Doesn’t it just look like Mars?” says a Pakistan Army lieutenant colonel, as laborers toil under the blinding sun, building a road across the barren deserts of Balochistan.
Against a backdrop of scorched mountains, workers cut steel bars and prepare rock for crushing near a viaduct that crosses a dry river bed. In the distance, a truck kicks up dust, bringing materials to the site. Army vehicles patrol the road with signal jammers, while snipers scan the hills-the lair of armed separatists and bandits until a military campaign cleared most of them out a few years ago.
An excavator clears rocks on the sidelines of the M8 Motorway.
An excavator clears rocks on the sidelines of the M8 Motorway. Photographer: Asim Hafeez/Bloomberg
This is Chinese President Xi Jinping’s biggest gambit in his so-called One Belt, One Road project to rebuild the ancient Silk Road, a trading route connecting China to the Arabian Sea that slices through the Himalayas and crosses deserts and disputed territory to reach the ancient fishing port of Gwadar, about 500 miles by boat from Dubai.
The progress of the new trade route has been eyed with concern by India, which has forged a rival $20 billion plan with Iran to expand Iran’s Chabahar port, 100 kilometers along the coast. Tension between the two South Asian neighbors has been escalating, with both sides claiming some of their troops were killed by the other nation this month, the worst confrontations since 1999.
Xi’s plan envisages a network of ports, railways and highways snaking through Asia to Europe and Africa, that would lift China’s global standing and provide its companies with new markets and investment opportunities.
“The China-Pakistan Economic Corridor is the flagship project for China’s Belt and Road initiative, essentially the only fully-developed section of the entire scheme, and hence an important test case for Xi Jinping’s ambitious plans,” said Andrew Small, a research fellow at the Washington-based German Marshall Fund and author of “The China-Pakistan Axis: Asia’s New Geopolitics”.
Pakistan needs the boost. Despite agreeing on a plan with the International Monetary Fund in 2013 that helped stabilize the economy, its industry is hampered by crippling power shortages, poor infrastructure and a downturn in global demand. Exports in the year ended June fell to $21 billion, the lowest level since 2010, according to the Pakistan Bureau of Statistics.
Frequent power blackouts have driven traditional industries like textiles to countries such as Bangladesh and Vietnam. Of the $46 billion planned investment in the China-Pakistan Economic Corridor, $35 billion is earmarked for energy.
The project includes coal-fired, solar and wind power stations and a network of highways running 3,000 kilometers down the length of the country, from the freezing passes of the Karakoram Highway to the Arabian Sea. They will run through Kashmir, an area claimed by both India and Pakistan that is subject to frequent border clashes, and restive Balochistan, which Pakistan annexed in 1948.

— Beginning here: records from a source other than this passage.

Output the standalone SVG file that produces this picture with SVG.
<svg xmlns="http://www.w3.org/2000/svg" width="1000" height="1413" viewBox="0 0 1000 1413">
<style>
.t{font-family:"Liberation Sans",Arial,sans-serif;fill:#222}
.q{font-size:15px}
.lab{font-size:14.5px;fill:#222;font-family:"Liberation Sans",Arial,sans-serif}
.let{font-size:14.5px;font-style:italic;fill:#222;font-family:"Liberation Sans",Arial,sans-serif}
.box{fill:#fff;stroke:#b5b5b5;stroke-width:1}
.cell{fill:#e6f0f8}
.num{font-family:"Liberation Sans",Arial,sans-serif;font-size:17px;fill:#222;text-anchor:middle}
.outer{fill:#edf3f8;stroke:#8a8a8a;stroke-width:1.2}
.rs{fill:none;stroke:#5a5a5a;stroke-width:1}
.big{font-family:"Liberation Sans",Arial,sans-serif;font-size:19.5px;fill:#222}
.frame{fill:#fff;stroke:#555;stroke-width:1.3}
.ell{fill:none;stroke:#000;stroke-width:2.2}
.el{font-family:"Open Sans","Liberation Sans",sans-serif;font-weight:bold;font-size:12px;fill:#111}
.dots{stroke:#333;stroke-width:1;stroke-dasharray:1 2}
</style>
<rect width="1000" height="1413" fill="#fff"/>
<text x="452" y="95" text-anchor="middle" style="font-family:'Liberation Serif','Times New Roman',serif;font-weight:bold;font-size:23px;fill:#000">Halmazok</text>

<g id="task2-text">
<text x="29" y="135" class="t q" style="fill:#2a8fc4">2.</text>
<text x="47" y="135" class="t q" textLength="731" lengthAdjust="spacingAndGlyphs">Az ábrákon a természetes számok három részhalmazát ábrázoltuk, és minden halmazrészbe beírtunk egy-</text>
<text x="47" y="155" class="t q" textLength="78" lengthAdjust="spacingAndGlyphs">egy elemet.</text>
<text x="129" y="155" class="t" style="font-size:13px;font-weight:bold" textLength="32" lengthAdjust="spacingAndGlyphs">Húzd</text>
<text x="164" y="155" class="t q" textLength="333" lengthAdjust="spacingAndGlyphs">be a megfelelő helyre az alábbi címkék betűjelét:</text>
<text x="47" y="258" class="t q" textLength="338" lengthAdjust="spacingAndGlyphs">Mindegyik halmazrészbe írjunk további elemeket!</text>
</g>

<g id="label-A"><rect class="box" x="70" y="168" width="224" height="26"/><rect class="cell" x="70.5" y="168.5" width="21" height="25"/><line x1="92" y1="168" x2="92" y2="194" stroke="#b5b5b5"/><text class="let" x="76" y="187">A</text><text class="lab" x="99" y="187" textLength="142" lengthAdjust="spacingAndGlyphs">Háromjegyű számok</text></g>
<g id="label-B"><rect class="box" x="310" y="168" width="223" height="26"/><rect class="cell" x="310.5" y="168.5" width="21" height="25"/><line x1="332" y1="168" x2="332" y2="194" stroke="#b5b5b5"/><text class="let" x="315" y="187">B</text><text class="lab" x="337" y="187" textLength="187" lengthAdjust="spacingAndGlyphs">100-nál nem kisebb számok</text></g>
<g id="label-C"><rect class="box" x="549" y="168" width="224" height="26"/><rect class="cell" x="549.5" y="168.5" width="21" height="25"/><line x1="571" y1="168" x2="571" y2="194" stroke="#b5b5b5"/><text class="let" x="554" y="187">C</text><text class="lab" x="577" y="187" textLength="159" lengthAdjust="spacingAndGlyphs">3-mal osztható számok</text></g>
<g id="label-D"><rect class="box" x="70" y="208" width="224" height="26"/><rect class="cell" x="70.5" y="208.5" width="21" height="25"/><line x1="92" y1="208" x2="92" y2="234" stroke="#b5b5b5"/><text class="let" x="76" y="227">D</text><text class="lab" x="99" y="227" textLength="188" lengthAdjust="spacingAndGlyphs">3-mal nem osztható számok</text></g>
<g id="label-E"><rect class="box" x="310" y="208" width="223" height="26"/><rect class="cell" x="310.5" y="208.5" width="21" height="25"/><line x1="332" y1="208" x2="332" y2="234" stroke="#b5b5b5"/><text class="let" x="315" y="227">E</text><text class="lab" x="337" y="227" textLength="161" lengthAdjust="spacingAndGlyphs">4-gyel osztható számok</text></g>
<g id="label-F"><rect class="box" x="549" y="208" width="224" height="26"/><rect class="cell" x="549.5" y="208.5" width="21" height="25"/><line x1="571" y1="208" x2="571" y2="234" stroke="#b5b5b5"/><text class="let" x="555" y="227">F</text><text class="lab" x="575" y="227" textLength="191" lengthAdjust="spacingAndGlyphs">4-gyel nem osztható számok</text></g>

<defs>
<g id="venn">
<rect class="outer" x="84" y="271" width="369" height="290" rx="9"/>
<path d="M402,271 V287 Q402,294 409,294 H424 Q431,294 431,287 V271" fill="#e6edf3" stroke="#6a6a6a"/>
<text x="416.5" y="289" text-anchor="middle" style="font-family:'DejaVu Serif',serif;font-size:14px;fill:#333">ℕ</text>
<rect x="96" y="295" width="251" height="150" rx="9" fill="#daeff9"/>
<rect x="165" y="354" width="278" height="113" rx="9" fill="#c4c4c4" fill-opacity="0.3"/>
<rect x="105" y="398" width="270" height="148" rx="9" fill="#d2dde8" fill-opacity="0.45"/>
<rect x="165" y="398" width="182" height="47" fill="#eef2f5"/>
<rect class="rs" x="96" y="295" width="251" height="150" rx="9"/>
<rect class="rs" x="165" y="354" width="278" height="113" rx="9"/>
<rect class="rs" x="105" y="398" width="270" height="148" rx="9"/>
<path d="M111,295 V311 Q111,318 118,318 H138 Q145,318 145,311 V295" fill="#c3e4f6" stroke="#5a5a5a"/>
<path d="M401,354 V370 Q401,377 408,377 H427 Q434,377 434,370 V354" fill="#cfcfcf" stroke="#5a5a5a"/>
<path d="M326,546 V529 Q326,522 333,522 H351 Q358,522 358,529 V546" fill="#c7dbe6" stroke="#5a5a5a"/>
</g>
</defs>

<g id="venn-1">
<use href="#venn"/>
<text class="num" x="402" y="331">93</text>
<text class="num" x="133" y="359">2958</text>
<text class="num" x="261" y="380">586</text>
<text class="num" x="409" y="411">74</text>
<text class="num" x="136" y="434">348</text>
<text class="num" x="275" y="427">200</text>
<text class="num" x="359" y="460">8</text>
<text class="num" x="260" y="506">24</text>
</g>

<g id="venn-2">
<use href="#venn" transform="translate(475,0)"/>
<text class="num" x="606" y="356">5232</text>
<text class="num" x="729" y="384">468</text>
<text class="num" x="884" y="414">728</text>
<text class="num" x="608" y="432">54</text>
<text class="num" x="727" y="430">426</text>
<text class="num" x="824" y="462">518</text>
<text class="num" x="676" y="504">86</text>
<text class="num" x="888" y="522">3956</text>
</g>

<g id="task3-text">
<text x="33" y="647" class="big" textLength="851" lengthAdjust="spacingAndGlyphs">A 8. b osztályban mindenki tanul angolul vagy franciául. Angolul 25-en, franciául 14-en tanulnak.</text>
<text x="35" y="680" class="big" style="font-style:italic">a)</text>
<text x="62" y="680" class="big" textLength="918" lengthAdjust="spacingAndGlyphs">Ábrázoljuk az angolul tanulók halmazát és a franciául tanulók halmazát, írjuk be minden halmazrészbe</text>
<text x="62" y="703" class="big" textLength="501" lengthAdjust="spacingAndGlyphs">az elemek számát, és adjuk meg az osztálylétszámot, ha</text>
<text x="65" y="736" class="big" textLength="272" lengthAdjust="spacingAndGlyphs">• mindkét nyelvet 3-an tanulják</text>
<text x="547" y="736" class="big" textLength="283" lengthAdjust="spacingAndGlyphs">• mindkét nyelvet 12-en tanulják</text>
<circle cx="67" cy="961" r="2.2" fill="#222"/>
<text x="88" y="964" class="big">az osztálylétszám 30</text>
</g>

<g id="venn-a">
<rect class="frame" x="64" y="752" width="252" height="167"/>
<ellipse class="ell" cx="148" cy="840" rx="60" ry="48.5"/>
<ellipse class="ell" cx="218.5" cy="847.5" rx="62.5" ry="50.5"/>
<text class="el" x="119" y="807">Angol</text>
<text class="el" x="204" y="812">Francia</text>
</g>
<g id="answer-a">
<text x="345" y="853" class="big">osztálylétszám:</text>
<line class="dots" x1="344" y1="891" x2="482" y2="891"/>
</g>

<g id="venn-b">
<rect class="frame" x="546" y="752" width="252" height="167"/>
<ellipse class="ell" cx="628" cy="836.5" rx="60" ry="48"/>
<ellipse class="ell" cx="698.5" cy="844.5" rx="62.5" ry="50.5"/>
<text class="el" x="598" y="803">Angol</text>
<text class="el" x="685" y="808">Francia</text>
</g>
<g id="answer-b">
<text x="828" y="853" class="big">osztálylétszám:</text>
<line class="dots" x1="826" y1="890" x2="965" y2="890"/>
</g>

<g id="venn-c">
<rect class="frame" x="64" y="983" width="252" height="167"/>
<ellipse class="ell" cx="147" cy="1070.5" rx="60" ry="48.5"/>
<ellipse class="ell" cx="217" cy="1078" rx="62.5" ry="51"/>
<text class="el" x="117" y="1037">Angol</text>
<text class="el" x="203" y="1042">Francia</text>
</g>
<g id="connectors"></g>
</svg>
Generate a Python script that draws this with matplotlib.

“The energy policy was there for anyone to come and invest, but others were just looking at the political risk,” Planning Minister Ahsan Iqbal said in an interview in Islamabad on July 25. “China took a bet on Pakistan when others were shy.”
Security forces observe trucks transporting rocks for construction of the M8 Motorway.
Security forces observe trucks transporting rocks for construction of the M8 Motorway. Photographer: Asim Hafeez/Bloomberg
Pakistan is deploying 10,000 soldiers to the project, including a newly-created brigade of about 600 troops to guard workers and Chinese employees and escort trucks through Balochistan once the trade route is operating.
For China, CPEC offers a shorter route to the Indian Ocean, without going through the congested and strategically sensitive Strait of Malacca. It strengthens the bond with Pakistan, an ally that bridges South Asia and the Middle East. And it gives China a port in the Indian Ocean that could one day become a naval base.
For Pakistan, it brings soft loans to build power stations, roads and a deep-sea port and free-trade zone modeled on Shenzhen. It gives the nation a powerful ally in its never-ending squabble with India. And it brings the promise of private investment that will alleviate poverty in some of its least developed regions, helping curb the civil unrest that has bedeviled the country for decades.
“China sees Pakistan as an ‘iron brother’,” said Du Youkang, director of the Center for South Asian Studies at Fudan University in Shanghai, and a former Chinese diplomat based in Islamabad and New Delhi. “China’s strategic priority in the region is to secure a trade route to the Indian Ocean which can bypass the overused Strait of Malacca and significantly reduce the travel time between China and the Middle East.”
The cornerstone of the project is Gwadar, 30 minutes from the border with Iran, or an eight-hour drive from Karachi along a two-lane coastal highway that twists through jagged weather-beaten hills and across arid dust-blown plains. Bought from the Sultanate of Oman in the 1950s, Gwadar is not connected to Pakistan’s power grid, using electricity imported from Iran, also a major source of fuel and consumer goods, much of it smuggled across the border.